▶ [Records for processing]:
## Start

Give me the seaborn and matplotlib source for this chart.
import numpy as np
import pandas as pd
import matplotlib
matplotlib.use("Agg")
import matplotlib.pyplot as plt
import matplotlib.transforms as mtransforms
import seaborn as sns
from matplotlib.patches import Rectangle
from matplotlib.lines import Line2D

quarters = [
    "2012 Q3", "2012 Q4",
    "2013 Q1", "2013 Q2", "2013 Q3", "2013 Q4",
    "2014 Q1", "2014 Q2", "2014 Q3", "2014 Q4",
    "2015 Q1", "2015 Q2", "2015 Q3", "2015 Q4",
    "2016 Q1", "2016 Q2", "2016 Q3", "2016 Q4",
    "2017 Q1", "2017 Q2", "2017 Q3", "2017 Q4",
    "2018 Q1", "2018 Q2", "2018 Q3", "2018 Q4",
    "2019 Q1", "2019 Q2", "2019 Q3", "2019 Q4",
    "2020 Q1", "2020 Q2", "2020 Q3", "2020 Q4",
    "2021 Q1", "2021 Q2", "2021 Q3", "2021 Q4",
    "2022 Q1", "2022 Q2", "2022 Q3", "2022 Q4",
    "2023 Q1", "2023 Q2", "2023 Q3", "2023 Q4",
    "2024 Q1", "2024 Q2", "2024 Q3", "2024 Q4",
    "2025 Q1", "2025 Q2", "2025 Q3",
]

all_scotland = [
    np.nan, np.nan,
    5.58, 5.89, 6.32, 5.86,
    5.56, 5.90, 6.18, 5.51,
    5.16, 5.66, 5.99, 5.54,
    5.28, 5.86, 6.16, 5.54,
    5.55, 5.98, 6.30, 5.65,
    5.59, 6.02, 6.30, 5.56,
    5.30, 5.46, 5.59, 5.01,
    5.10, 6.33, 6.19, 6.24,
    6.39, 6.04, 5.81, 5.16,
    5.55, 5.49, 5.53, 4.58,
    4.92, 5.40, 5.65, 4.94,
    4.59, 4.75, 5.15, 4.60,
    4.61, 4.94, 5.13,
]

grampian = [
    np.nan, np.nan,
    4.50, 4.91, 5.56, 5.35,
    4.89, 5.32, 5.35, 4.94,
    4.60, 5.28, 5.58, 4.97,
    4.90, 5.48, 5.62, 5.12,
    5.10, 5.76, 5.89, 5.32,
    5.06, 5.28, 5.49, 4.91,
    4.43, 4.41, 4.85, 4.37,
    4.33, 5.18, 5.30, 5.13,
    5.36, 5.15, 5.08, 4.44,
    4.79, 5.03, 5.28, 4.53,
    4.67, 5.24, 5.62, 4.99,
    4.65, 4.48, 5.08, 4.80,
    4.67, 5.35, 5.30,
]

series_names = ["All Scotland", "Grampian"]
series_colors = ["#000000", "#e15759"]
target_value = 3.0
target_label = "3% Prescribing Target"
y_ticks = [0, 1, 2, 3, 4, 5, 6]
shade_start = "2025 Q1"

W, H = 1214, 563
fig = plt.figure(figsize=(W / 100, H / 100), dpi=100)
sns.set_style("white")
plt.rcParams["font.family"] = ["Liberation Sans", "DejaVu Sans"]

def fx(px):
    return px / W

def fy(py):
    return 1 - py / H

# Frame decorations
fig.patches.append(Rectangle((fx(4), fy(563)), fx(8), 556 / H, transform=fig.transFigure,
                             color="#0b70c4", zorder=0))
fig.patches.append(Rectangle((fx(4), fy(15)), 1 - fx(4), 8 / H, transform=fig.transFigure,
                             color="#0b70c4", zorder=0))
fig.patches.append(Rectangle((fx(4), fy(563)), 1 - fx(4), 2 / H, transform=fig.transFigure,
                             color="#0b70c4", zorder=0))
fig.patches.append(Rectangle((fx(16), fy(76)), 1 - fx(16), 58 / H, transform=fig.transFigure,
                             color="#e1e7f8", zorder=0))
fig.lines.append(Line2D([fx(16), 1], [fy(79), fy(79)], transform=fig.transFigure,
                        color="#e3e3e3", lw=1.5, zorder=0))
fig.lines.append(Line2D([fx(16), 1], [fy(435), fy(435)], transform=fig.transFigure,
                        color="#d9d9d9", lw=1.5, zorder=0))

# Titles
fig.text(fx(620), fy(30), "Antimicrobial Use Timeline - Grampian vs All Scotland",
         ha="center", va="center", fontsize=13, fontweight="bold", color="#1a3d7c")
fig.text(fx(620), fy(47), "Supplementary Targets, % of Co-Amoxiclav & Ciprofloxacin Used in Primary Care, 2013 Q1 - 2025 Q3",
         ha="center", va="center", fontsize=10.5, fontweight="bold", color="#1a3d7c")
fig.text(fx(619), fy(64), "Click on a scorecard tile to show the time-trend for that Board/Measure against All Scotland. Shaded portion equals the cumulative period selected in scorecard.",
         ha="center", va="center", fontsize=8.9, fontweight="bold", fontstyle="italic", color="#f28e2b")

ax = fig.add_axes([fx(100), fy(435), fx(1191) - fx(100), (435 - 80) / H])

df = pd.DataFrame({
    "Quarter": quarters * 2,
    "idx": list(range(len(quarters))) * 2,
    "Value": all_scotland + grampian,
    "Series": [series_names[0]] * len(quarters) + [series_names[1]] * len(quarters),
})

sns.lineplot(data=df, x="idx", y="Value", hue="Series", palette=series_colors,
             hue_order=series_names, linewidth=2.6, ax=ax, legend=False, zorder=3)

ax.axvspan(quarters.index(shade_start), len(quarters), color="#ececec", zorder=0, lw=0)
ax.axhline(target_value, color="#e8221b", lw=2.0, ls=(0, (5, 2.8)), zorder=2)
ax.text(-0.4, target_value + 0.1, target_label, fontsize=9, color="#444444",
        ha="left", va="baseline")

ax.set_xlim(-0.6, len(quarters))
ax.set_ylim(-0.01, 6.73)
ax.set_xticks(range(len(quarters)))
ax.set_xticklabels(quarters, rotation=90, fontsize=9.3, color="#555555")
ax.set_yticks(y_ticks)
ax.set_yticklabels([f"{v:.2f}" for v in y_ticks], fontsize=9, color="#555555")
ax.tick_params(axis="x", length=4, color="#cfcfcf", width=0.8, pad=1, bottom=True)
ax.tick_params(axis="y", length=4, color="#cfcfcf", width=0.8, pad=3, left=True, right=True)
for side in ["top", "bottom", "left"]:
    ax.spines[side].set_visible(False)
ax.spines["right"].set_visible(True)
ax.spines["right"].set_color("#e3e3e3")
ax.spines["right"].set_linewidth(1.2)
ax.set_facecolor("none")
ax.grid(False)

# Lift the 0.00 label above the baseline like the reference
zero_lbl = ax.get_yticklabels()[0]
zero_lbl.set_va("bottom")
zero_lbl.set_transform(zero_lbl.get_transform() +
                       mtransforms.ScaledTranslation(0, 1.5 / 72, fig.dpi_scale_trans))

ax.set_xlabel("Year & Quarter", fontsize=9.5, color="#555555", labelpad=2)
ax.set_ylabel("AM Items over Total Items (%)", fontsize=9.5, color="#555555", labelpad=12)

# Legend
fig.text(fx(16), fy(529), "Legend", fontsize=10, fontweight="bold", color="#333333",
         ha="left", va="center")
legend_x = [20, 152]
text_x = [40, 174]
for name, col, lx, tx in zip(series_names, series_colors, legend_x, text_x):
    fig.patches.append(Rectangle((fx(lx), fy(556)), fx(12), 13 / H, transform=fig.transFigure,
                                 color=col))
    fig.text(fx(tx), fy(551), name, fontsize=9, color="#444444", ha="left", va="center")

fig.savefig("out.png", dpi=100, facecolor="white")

## End
## Start

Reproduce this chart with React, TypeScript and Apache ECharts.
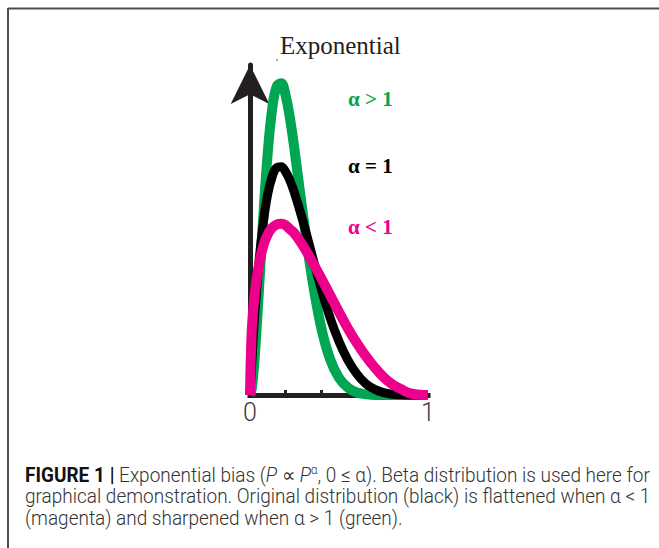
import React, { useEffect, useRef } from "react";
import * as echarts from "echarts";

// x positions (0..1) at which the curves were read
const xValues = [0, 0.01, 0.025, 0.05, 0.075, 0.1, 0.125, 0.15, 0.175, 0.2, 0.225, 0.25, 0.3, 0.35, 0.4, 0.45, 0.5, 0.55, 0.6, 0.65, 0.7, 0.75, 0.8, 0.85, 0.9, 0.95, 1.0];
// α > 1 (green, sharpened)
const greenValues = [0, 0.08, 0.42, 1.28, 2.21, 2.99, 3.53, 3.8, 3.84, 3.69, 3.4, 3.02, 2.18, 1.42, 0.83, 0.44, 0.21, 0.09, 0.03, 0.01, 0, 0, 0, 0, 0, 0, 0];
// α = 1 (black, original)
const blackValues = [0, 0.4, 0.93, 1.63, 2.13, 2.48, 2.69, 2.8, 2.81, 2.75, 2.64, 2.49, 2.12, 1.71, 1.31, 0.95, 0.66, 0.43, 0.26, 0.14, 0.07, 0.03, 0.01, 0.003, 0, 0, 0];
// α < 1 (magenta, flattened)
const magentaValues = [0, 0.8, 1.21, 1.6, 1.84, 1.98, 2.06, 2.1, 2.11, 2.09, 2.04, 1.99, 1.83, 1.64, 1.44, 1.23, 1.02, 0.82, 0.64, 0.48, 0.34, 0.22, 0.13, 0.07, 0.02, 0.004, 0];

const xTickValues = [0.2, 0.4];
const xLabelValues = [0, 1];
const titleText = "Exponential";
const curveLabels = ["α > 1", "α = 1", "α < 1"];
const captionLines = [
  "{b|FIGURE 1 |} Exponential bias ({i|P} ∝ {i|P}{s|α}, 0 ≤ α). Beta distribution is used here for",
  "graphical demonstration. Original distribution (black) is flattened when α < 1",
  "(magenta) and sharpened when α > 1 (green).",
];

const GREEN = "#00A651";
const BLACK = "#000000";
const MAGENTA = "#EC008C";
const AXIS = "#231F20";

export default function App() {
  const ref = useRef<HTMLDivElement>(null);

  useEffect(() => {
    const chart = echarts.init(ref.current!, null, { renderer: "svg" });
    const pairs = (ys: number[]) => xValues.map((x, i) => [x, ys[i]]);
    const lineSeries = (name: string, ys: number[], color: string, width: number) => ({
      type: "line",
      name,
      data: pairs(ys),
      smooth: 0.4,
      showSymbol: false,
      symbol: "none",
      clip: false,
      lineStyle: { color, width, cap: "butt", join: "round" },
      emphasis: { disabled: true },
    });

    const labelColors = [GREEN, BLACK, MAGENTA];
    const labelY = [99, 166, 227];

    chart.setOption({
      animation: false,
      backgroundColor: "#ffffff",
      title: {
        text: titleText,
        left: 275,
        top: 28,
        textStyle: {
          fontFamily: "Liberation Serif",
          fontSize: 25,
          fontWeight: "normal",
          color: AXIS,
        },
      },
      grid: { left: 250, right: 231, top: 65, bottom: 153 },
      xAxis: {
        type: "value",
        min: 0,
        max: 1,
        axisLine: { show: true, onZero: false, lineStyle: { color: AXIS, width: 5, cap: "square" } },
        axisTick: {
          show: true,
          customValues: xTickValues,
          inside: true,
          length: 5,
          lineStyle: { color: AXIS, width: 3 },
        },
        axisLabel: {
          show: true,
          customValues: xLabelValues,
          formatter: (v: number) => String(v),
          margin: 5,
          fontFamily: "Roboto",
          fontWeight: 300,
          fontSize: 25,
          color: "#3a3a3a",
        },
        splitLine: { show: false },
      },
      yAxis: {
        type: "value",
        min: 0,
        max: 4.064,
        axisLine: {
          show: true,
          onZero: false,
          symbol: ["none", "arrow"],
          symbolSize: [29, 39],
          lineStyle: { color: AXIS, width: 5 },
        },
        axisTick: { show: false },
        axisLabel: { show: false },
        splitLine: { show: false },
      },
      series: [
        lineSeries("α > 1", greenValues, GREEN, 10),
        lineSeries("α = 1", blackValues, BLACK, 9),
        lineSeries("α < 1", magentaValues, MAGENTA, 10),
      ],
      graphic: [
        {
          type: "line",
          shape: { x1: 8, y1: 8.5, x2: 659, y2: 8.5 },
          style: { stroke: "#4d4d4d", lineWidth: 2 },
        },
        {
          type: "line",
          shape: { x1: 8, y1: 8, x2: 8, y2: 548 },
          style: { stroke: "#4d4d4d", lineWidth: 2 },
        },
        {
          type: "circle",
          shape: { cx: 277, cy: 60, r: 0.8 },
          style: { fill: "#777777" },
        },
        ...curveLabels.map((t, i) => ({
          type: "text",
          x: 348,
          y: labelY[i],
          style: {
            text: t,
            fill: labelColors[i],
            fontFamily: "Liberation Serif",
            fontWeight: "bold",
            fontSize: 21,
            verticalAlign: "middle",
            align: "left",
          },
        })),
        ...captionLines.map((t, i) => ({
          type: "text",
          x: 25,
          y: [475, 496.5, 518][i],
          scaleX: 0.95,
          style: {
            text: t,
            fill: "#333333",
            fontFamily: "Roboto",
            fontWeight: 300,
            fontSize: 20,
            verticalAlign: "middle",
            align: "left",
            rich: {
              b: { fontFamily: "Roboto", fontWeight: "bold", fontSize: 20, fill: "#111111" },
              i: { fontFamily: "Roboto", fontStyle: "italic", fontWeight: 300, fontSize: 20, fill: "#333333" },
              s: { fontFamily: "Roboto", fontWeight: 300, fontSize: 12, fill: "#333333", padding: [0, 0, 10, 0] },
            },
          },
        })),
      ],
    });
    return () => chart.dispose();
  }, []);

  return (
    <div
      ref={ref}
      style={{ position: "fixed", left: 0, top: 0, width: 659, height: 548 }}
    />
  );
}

## End
## Start

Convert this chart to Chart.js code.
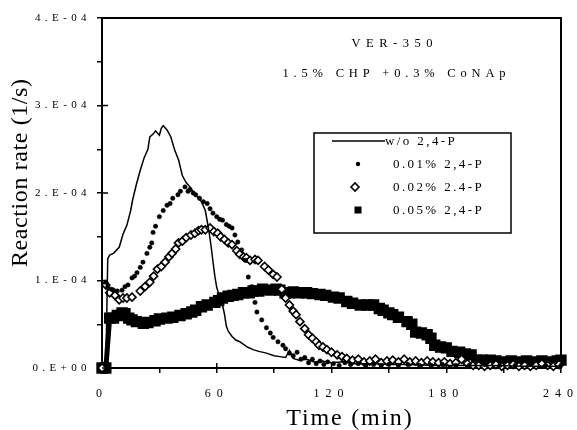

## End

▶ [Exercise]:
Copy the lines above exactly, starting at the one with "Reproduce this chart" and ending at the one with "const labelY = [99, 166, 227];", both included. Leave out any pictures and add nothing else.

▶ [Problem solution]:
Reproduce this chart with React, TypeScript and Apache ECharts.
import React, { useEffect, useRef } from "react";
import * as echarts from "echarts";

// x positions (0..1) at which the curves were read
const xValues = [0, 0.01, 0.025, 0.05, 0.075, 0.1, 0.125, 0.15, 0.175, 0.2, 0.225, 0.25, 0.3, 0.35, 0.4, 0.45, 0.5, 0.55, 0.6, 0.65, 0.7, 0.75, 0.8, 0.85, 0.9, 0.95, 1.0];
// α > 1 (green, sharpened)
const greenValues = [0, 0.08, 0.42, 1.28, 2.21, 2.99, 3.53, 3.8, 3.84, 3.69, 3.4, 3.02, 2.18, 1.42, 0.83, 0.44, 0.21, 0.09, 0.03, 0.01, 0, 0, 0, 0, 0, 0, 0];
// α = 1 (black, original)
const blackValues = [0, 0.4, 0.93, 1.63, 2.13, 2.48, 2.69, 2.8, 2.81, 2.75, 2.64, 2.49, 2.12, 1.71, 1.31, 0.95, 0.66, 0.43, 0.26, 0.14, 0.07, 0.03, 0.01, 0.003, 0, 0, 0];
// α < 1 (magenta, flattened)
const magentaValues = [0, 0.8, 1.21, 1.6, 1.84, 1.98, 2.06, 2.1, 2.11, 2.09, 2.04, 1.99, 1.83, 1.64, 1.44, 1.23, 1.02, 0.82, 0.64, 0.48, 0.34, 0.22, 0.13, 0.07, 0.02, 0.004, 0];

const xTickValues = [0.2, 0.4];
const xLabelValues = [0, 1];
const titleText = "Exponential";
const curveLabels = ["α > 1", "α = 1", "α < 1"];
const captionLines = [
  "{b|FIGURE 1 |} Exponential bias ({i|P} ∝ {i|P}{s|α}, 0 ≤ α). Beta distribution is used here for",
  "graphical demonstration. Original distribution (black) is flattened when α < 1",
  "(magenta) and sharpened when α > 1 (green).",
];

const GREEN = "#00A651";
const BLACK = "#000000";
const MAGENTA = "#EC008C";
const AXIS = "#231F20";

export default function App() {
  const ref = useRef<HTMLDivElement>(null);

  useEffect(() => {
    const chart = echarts.init(ref.current!, null, { renderer: "svg" });
    const pairs = (ys: number[]) => xValues.map((x, i) => [x, ys[i]]);
    const lineSeries = (name: string, ys: number[], color: string, width: number) => ({
      type: "line",
      name,
      data: pairs(ys),
      smooth: 0.4,
      showSymbol: false,
      symbol: "none",
      clip: false,
      lineStyle: { color, width, cap: "butt", join: "round" },
      emphasis: { disabled: true },
    });

    const labelColors = [GREEN, BLACK, MAGENTA];
    const labelY = [99, 166, 227];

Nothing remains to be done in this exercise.